Cascade Pass to Stehekin
Stehekin, WA, is a wilderness-edge town in the North Cascades, on the shore of Lake Chelan. It’s notoriously difficult to get to: foot, boat, and plane are the only ways in and out. I chose to hike in for my first visit, along my favorite trail.
The ancient Cascade Pass trail offers a tour of all different types of scenery available in the Northwest mountains. It begins in a dense wet-side forest, which slowly opens to a meadow, then the trail crosses the Cascade Crest and the scenery changes abruptly. All of a sudden the peaks are more bare, the woods become more spacious and less dense, the meadows seem more full of life. The trail winds down talus slopes into a narrow river valley, coming into an open, airy, park-like forest, passing through burn scars, past rocky outcroppings, and eventually coming to a 50 mile finger lake. As the trail winds on, the Stehekin River grows from a small creek into a powerful and swift glacial river.

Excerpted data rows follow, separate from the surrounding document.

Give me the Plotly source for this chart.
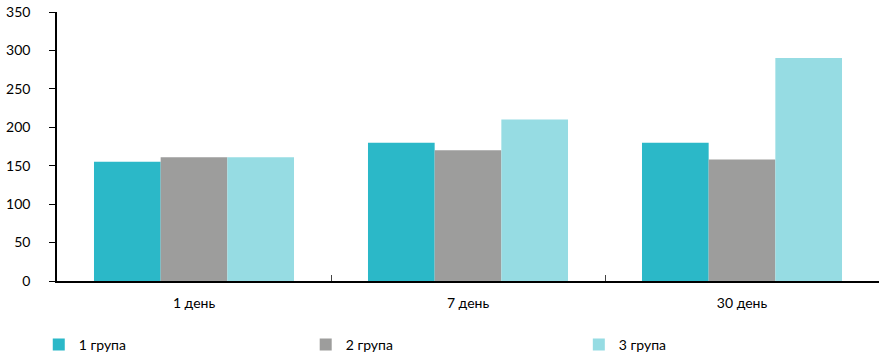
import plotly.graph_objects as go

categories = ["1 день", "7 день", "30 день"]
group1 = [155, 180, 180]
group2 = [161, 170, 158]
group3 = [161, 210, 290]
series_names = ["1 група", "2 група", "3 група"]
colors = ["#2BB8C8", "#9D9D9C", "#96DCE3"]
y_ticks = [0, 50, 100, 150, 200, 250, 300, 350]

legend_ids = ["legend", "legend2", "legend3"]
legend_x = [0.044, 0.347, 0.657]

fig = go.Figure()
for name, vals, col, lid in zip(series_names, [group1, group2, group3], colors, legend_ids):
    fig.add_trace(go.Bar(x=categories, y=vals, name=name, legend=lid,
                         marker=dict(color=col, line=dict(width=0))))

legend_common = dict(xref="container", yref="container", y=0.034, yanchor="middle",
                     xanchor="left", orientation="h", itemwidth=30,
                     font=dict(size=14), bgcolor="rgba(0,0,0,0)")

fig.update_layout(
    width=881, height=357,
    margin=dict(l=57, r=2, t=12, b=76, autoexpand=False),
    paper_bgcolor="white", plot_bgcolor="white",
    barmode="group", bargap=0.27, bargroupgap=0,
    font=dict(family="Lato, 'Open Sans', sans-serif", size=14, color="#000"),
    showlegend=True,
    legend=dict(x=legend_x[0], **legend_common),
    legend2=dict(x=legend_x[1], **legend_common),
    legend3=dict(x=legend_x[2], **legend_common),
    xaxis=dict(showline=True, linecolor="#000", linewidth=1.5, ticks="inside",
               tickson="boundaries", ticklen=6, tickcolor="#444", showgrid=False,
               ticklabelstandoff=8, tickfont=dict(size=14)),
    yaxis=dict(range=[0, 350], tickvals=y_ticks, showline=True, linecolor="#000",
               linewidth=1.5, ticks="outside", ticklen=6, tickcolor="#000",
               showgrid=False, zeroline=False, ticklabelstandoff=16,
               tickfont=dict(size=14)),
)

fig.write_html("out.html")
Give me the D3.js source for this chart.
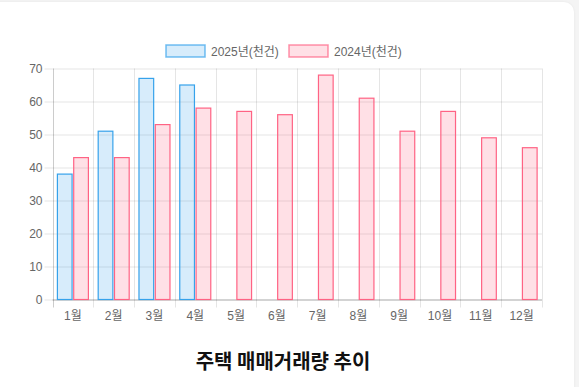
<!DOCTYPE html>
<html>
<head>
<meta charset="utf-8">
<script src="https://cdn.jsdelivr.net/npm/d3@7"></script>
<style>
  html, body { margin: 0; padding: 0; background: #f4f4f4; }
  body { width: 579px; height: 387px; overflow: hidden; position: relative; }
  .card {
    position: absolute; left: -20px; top: 2px; width: 594px; height: 400px;
    background: #fff; border-radius: 10px; box-shadow: 0 0 3px rgba(0,0,0,0.06);
  }
  svg { position: absolute; left: 0; top: 0; }
  .tick text { font-family: "Liberation Sans", Arial, "Noto Sans CJK KR", sans-serif; font-size: 12px; fill: #666; }
</style>
</head>
<body>
<div class="card"></div>
<svg id="chart" width="579" height="387"></svg>
<script>
"use strict";

const months = ["1월", "2월", "3월", "4월", "5월", "6월", "7월", "8월", "9월", "10월", "11월", "12월"];
const sales2025 = [38, 51, 67, 65];
const sales2024 = [43, 43, 53, 58, 57, 56, 68, 61, 51, 57, 49, 46];
const seriesNames = ["2025년(천건)", "2024년(천건)"];
const yTicks = [0, 10, 20, 30, 40, 50, 60, 70];
const chartTitle = "주택 매매거래량 추이";

const COLORS = [
  { stroke: "rgb(54,162,235)", fill: "rgba(54,162,235,0.2)" },
  { stroke: "rgb(255,99,132)", fill: "rgba(255,99,132,0.2)" },
];
const FONT = '"Liberation Sans", Arial, "Noto Sans CJK KR", sans-serif';

function _main() {
  const svg = d3.select("#chart");
  const left = 52.5, right = 542, top = 68.5, bottom = 299.5;

  const xScale = d3.scaleBand().domain(months).range([left, right]);
  const yScale = d3.scaleLinear().domain([0, 70]).range([bottom, top]);
  const inner = d3.scaleBand().domain([0, 1]).range([0, xScale.bandwidth() * 0.8]);

  addGrid(svg, xScale, yScale, left, right, top, bottom);

  const series = [sales2025, sales2024];
  series.forEach((values, si) => {
    const barW = inner.bandwidth() * 0.9;
    svg.append("g")
      .selectAll("rect")
      .data(values.map((v, i) => ({ m: months[i], v })))
      .enter()
      .append("rect")
      .attr("x", (d) => xScale(d.m) + xScale.bandwidth() * 0.1 + inner(si) + (inner.bandwidth() - barW) / 2)
      .attr("y", (d) => yScale(d.v))
      .attr("width", barW)
      .attr("height", (d) => yScale(0) - yScale(d.v))
      .attr("fill", COLORS[si].fill)
      .attr("stroke", COLORS[si].stroke)
      .attr("stroke-width", 1.2);
  });

  addLegend(svg);

  svg.append("text")
    .attr("x", 283)
    .attr("y", 369)
    .attr("text-anchor", "middle")
    .attr("font-family", '"Noto Sans CJK KR", sans-serif')
    .attr("font-weight", "bold")
    .attr("font-size", 20)
    .attr("fill", "#111")
    .text(chartTitle);
}

function addGrid(svg, xScale, yScale, left, right, top, bottom) {
  // horizontal grid with left ticks
  const yAxis = svg.append("g")
    .attr("transform", `translate(${left},0)`)
    .call(d3.axisLeft(yScale).tickValues(yTicks).tickSize(8).tickPadding(2));
  yAxis.select(".domain").remove();
  yAxis.selectAll(".tick line").attr("stroke", "rgba(0,0,0,0.1)");
  yAxis.selectAll(".tick")
    .append("line")
    .attr("x1", 0)
    .attr("x2", right - left)
    .attr("stroke", (d) => (d === 0 ? "rgba(0,0,0,0.35)" : "rgba(0,0,0,0.1)"));

  // vertical grid at category edges with bottom ticks
  const edges = months.map((m) => xScale(m)).concat([right]);
  svg.append("g")
    .selectAll("line")
    .data(edges)
    .enter()
    .append("line")
    .attr("x1", (d) => Math.round(d) + 0.5)
    .attr("x2", (d) => Math.round(d) + 0.5)
    .attr("y1", top)
    .attr("y2", bottom + 8)
    .attr("stroke", (d, i) => (i === 0 ? "rgba(0,0,0,0.2)" : "rgba(0,0,0,0.1)"));

  const xAxis = svg.append("g")
    .attr("transform", `translate(0,${bottom})`)
    .call(d3.axisBottom(xScale).tickSize(0).tickPadding(12));
  xAxis.select(".domain").remove();
}

function addLegend(svg) {
  const items = [{ x: 166, i: 0 }, { x: 289, i: 1 }];
  items.forEach((it) => {
    svg.append("rect")
      .attr("x", it.x)
      .attr("y", 45)
      .attr("width", 39)
      .attr("height", 12)
      .attr("fill", COLORS[it.i].fill)
      .attr("stroke", COLORS[it.i].stroke)
      .attr("stroke-opacity", 0.7)
      .attr("stroke-width", 1.5);
    svg.append("text")
      .attr("x", it.x + 45)
      .attr("y", 55.5)
      .attr("font-family", FONT)
      .attr("font-size", 12)
      .attr("fill", "#666")
      .text(seriesNames[it.i]);
  });
}

_main();
</script>
</body>
</html>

I spent my first night out in Pelton Basin, a small camp east of the pass. The camp – currently being upgraded to grizzly standards – sits in the end of a grove of trees that reach down into a wet meadow basin. For water, you hike out to the creek running down the center of the broad valley, and come to Pelton Creek, one of the sources of the Stehekin River. I stayed here a year ago and explored the meadow extensively, boulder hopping to keep my feet dry.
The next morning I packed up and made a side trip to Horseshoe Basin before descending into the Stehekin River Valley. Horseshoe Basin is a gorgeous place, but not an easy one to photograph, and you should see it for yourself.
After visiting the basin, I hiked on to Cottonwood Camp, a lovely and small corner of the wilderness, on the banks of the river, with a view of big peaks. This is where the forest begins to “close in” on the trail. In fact, this is where the Cascade Pass Trail ends, and is replaced by a century old wagon road, so overgrown in places that it’s invisible.
I carried an orange for two days, and ate it on the banks of the Stehekin River outside of camp. It may have been the sweetest thing I’ve ever had to eat.
My plan was to take five or six days to hike, but by this point my sleeping schedule had come pretty well in sync with the sun. The next morning I was on the trail by 8 am, and reached the next camp on my permit by 10 am. I wanted to continue hiking, although I might have built camp and explored the park-like surroundings. Instead, this became a 15 mile day, which is further than it sounds with a heavy pack that includes 10 pounds of camera gear.
For a long while, the hike becomes a river walk; the river isn’t always in sight, but it’s almost always within earshot.
After the long third day, and after reaching Stehekin, my legs were a little stiff. I stayed in the Lodge at Stehekin that night, which let me soak them (my legs) in the cold lake water, and then in a hot bath. It also let me wash up, although the town has showers for campers and thru-hikers.
Stehekin has volatile weather, and clouds make for great sunsets, although they aren’t so good for stargazing. For a while, I thought the sky might be on fire. I fell into a peaceful sleep, hoping for a clear night before I had to leave. I didn’t have to wait long for it.
The town is a small one, run by the national park service. There’s a hotel, a restaurant, and an NPS information center. All along the lake are small boat docks for people who want to avoid the Lady of the Lake, chairs and benches set up for the public, and open views of the water and the mountains beyond. The next night I wandered around these places, watching the night sky as the moon came up.
A bright day followed a cool night. While I was there I spent a day kayaking, another day on a bike exploring the old wagon roads, and managed to enjoy a cold swim.
Ultimately, I took the Lady of the Lake (ferry) to the city of Chelan, and met a friend who brought me back to the Cascade Pass trailhead, so that I could get home.